— Start of Data excerpts —
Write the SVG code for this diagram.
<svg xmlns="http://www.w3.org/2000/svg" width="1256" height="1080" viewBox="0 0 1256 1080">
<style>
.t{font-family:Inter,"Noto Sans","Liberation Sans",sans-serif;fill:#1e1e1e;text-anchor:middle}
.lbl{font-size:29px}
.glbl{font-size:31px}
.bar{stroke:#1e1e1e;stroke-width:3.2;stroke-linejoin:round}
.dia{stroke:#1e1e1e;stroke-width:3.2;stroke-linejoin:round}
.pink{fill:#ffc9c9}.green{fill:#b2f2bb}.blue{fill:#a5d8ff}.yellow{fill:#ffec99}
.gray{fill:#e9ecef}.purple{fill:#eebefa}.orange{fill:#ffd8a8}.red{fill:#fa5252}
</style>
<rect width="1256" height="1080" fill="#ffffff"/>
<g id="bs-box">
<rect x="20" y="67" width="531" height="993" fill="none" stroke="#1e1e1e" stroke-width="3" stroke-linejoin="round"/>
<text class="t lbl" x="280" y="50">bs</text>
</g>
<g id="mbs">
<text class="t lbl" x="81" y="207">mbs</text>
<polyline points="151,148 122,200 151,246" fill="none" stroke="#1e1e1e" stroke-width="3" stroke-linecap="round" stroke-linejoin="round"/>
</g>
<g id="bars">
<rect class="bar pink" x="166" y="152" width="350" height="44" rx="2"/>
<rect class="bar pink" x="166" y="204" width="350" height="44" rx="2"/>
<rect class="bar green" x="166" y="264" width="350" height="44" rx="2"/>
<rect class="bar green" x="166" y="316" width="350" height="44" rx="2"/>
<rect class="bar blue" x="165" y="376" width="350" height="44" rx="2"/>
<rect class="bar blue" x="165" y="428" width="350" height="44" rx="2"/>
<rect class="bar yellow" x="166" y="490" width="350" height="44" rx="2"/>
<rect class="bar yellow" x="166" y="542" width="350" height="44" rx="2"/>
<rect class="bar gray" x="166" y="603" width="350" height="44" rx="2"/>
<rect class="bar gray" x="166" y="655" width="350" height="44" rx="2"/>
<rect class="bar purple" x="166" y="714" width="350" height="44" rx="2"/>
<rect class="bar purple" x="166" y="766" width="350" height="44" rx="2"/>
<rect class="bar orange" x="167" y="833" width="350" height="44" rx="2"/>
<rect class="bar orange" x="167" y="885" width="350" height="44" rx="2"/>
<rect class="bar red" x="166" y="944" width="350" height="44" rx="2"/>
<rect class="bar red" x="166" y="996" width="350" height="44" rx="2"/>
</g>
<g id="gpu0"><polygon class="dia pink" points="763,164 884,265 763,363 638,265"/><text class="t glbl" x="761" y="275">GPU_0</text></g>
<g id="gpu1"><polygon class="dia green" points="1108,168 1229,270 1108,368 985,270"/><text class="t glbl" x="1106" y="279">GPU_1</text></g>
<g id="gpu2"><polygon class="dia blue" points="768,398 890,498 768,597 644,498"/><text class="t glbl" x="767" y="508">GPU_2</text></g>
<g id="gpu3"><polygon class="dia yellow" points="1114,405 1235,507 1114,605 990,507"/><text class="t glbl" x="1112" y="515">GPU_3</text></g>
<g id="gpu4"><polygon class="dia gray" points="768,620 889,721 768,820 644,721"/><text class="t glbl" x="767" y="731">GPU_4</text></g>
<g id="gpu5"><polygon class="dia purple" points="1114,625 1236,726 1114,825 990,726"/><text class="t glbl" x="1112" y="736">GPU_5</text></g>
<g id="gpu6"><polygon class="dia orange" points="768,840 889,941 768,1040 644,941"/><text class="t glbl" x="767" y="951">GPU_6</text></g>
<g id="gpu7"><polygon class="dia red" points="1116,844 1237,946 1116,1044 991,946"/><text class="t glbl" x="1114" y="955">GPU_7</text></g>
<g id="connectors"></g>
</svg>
— End of Data excerpts —
— Start of Data excerpts —
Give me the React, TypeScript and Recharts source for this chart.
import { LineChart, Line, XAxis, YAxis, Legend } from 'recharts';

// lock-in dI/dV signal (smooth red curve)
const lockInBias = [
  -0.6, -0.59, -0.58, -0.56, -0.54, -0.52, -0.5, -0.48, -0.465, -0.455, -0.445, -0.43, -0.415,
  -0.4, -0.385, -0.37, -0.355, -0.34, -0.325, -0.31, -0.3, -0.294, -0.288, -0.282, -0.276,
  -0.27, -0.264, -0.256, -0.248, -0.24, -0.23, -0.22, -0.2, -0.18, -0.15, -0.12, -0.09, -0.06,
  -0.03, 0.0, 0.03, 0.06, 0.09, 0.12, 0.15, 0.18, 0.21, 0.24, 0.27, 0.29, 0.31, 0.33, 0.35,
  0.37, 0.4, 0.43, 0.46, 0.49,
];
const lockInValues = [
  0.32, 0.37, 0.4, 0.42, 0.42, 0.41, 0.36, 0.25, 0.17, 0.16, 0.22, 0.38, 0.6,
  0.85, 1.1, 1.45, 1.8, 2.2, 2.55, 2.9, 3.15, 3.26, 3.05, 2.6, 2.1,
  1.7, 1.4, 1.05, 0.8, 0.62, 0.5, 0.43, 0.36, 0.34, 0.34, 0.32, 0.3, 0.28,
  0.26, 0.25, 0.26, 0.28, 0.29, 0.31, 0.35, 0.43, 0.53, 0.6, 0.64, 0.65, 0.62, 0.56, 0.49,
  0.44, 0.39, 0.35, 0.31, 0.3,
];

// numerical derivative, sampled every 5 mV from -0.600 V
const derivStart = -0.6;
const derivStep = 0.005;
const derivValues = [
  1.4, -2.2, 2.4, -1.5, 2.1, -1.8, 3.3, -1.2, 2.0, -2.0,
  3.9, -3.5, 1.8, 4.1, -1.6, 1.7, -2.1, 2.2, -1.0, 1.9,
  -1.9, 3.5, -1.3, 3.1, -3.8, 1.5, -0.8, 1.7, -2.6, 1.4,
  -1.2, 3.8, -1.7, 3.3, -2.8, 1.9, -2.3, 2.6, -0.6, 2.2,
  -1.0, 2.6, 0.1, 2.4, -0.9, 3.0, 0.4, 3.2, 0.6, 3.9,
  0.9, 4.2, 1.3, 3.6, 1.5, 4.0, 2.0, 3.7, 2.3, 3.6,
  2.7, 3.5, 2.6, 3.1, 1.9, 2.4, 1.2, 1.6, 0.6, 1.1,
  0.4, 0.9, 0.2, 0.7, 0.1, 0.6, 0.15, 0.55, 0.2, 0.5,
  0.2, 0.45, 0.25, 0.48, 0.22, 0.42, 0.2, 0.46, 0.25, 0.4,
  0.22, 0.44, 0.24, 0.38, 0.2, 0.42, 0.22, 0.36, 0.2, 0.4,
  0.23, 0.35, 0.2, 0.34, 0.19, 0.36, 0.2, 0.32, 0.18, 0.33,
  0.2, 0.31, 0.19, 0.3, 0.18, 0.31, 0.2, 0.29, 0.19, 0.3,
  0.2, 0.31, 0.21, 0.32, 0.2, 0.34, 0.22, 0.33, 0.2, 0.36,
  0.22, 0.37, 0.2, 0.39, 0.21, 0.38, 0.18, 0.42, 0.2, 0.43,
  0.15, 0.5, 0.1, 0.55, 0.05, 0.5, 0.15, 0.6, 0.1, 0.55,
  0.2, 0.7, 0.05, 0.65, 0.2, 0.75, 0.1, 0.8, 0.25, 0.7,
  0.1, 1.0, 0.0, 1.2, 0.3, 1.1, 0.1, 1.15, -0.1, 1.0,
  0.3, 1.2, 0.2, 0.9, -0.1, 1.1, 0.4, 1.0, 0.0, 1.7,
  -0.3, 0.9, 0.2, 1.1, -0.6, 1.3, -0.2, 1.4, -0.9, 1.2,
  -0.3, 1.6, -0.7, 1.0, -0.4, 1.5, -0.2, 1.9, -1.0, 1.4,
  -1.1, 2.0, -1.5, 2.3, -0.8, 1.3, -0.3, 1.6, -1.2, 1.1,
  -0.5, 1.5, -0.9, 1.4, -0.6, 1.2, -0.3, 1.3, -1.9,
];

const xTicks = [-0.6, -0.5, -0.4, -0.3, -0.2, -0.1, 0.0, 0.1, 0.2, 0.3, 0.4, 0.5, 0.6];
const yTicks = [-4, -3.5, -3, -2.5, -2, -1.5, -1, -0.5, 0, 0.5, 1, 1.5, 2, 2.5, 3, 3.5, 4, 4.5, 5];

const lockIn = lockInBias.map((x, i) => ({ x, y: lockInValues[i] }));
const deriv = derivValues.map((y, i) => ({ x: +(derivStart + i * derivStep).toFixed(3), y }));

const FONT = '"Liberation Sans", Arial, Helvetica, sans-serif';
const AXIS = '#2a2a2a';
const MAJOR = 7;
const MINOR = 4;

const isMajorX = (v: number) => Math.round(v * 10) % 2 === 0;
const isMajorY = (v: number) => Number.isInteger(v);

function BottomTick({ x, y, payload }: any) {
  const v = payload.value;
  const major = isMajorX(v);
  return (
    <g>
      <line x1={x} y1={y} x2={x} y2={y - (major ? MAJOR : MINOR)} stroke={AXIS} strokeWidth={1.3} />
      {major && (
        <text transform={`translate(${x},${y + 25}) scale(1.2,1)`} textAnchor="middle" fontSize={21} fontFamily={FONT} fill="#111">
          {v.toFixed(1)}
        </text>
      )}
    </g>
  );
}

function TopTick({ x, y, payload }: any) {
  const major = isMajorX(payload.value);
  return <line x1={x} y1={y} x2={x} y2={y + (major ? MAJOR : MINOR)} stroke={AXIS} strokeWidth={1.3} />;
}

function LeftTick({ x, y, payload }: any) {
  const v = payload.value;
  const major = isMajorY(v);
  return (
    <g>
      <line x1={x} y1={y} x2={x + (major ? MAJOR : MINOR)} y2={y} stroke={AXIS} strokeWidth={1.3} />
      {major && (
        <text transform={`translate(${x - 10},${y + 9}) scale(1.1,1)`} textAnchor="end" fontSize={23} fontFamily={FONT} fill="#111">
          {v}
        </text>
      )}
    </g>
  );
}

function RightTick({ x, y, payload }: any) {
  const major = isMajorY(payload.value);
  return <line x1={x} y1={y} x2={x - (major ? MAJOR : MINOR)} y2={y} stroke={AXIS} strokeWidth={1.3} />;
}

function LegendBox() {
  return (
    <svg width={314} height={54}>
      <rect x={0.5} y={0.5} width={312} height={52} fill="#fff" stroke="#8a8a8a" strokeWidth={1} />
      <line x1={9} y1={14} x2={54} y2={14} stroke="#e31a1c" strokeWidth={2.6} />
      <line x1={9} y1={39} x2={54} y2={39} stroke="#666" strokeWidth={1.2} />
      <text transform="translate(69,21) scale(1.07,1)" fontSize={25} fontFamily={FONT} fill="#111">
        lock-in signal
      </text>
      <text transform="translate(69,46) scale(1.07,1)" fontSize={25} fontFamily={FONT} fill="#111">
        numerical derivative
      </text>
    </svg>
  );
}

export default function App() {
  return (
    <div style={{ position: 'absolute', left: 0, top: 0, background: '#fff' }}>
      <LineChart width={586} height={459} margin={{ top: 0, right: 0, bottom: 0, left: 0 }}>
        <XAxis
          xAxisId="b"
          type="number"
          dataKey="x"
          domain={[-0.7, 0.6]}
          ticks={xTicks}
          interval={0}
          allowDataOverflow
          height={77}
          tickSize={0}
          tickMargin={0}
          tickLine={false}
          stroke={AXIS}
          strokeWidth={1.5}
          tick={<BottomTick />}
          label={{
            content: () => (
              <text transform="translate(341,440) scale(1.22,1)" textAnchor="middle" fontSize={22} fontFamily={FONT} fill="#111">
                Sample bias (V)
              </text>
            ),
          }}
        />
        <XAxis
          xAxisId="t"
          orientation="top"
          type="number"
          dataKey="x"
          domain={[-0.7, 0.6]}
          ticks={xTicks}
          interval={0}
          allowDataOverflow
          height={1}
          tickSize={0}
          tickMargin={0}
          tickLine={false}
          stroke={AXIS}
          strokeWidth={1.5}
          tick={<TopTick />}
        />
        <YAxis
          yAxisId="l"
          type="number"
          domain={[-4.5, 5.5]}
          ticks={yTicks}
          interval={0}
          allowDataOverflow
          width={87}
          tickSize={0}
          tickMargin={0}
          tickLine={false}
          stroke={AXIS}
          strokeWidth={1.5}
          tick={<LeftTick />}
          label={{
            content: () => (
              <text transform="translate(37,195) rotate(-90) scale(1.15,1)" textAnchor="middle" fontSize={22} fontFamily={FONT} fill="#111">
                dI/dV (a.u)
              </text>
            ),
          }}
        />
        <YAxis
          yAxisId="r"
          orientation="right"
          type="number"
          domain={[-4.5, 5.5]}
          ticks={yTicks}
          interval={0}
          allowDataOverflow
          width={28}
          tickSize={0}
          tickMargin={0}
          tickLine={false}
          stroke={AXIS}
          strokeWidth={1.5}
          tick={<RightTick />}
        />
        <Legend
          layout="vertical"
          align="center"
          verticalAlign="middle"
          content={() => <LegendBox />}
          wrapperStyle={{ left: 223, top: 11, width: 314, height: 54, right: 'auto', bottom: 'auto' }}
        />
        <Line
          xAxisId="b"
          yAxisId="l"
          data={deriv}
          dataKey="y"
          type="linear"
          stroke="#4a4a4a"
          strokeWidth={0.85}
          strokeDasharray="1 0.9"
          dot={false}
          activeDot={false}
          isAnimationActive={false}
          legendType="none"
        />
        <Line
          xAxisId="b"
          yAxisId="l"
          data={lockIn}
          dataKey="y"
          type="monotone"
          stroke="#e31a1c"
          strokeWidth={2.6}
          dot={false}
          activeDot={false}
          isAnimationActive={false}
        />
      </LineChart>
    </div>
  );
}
— End of Data excerpts —
Task to carry out: Taking the lines above, repeat exactly those from the line that contains "Give me the" through the line that contains "XAxis, YAxis, Legend", and both of those lines as well. Include nothing else.

Written answer:
Give me the React, TypeScript and Recharts source for this chart.
import { LineChart, Line, XAxis, YAxis, Legend } from 'recharts';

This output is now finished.